Relatable as that description can be, nothing really prepares you to meet “Casey” (Anna Cobb), a lonely teen in a boring lonely town. The derelict Toys ‘R Us serves as a blatant reminder that there’s nothing for a child here but empty space. Casey records her every action, uploading videos that nobody watches. She lives a sad life, one that director-screenwriter Jane Schoenbrun lays out in a matter of fact way throughout their debut feature We’re All Going to the World’s Fair.

Casey takes an interest in “The World’s Fair,” a horror-RPG game with major JeJune Institute vibes where people make disturbing videos and scare each other with their avant-garde creations. Casey finds a friend,  “JLB” (Michael J. Rogers), a soft-spoken adult man who isn’t as creepy as his interests make him out to be. The film really gets going as Casey connects with JLB, her personality beginning to reflect the creepypasta world she spends too much time in.

Never once sharing the stage with another human being, Cobb makes a remarkable debut. While Casey plays to an audience of no one, it’s hard to look away as Schoenbrun sends their star down the rabbit hole. Rogers provides an outlet for the audience to channel their angst for this poor teen’s mental health, but Cobb truly carries the film.

Few would argue against the idea that children spend too much time online, but Schoenbrun manages to illustrate the acute dangers posed to teens in their formative years. There are activities that teens participate in out of their own interests, and there are those they go along with because that’s what their friend groups like to do, less out of peer pressure than a more mundane sense of peer obligation. Casey has no peers, instead chasing an abstract sense of belonging with one painfully sad objective in mind. Casey simply wants to feel something.
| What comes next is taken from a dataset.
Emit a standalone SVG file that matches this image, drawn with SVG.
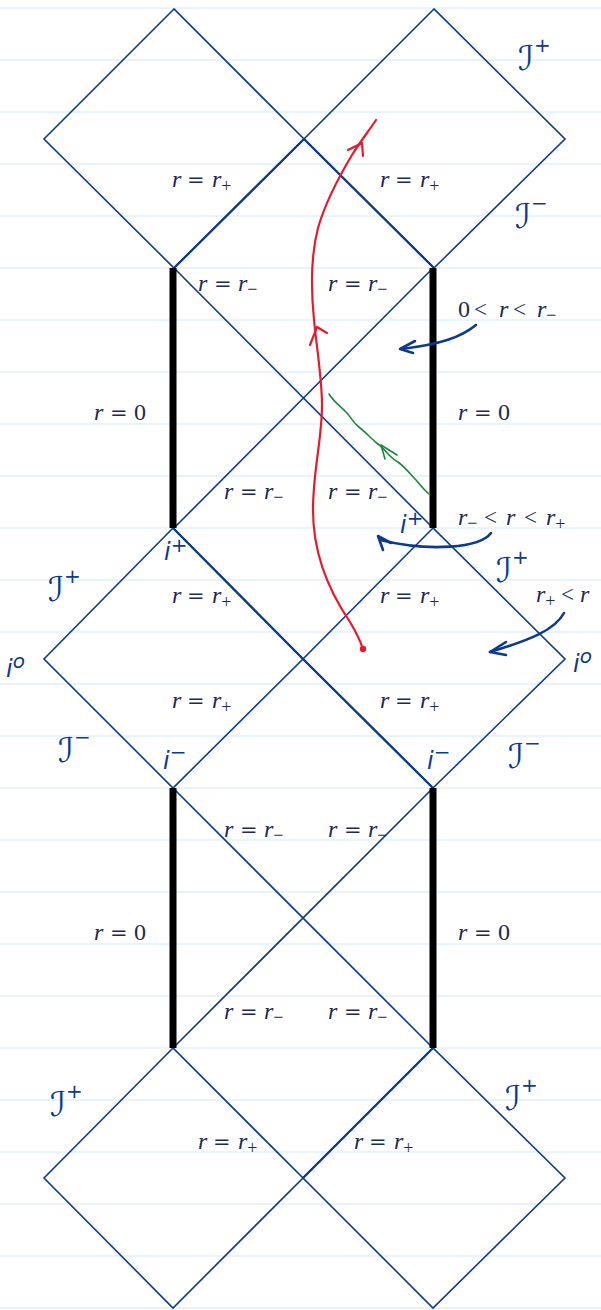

One does not have to see the appeal in the horror-RPG aesthetic to embrace the way that Schoenbrun tackles their complex themes. The eighty-six-minute runtime is a bit longer than it needs to be, occasionally running into pacing issues as Schoenbrun balances Casey’s world with that of the broader game. It is a quite remarkable debut for both Schoenbrun and Cobb, intimately tackling an existential issue facing the teens of the world from a young girl’s bedroom. Parents might be a little creeped out at times, but this film is a valuable teaching tool.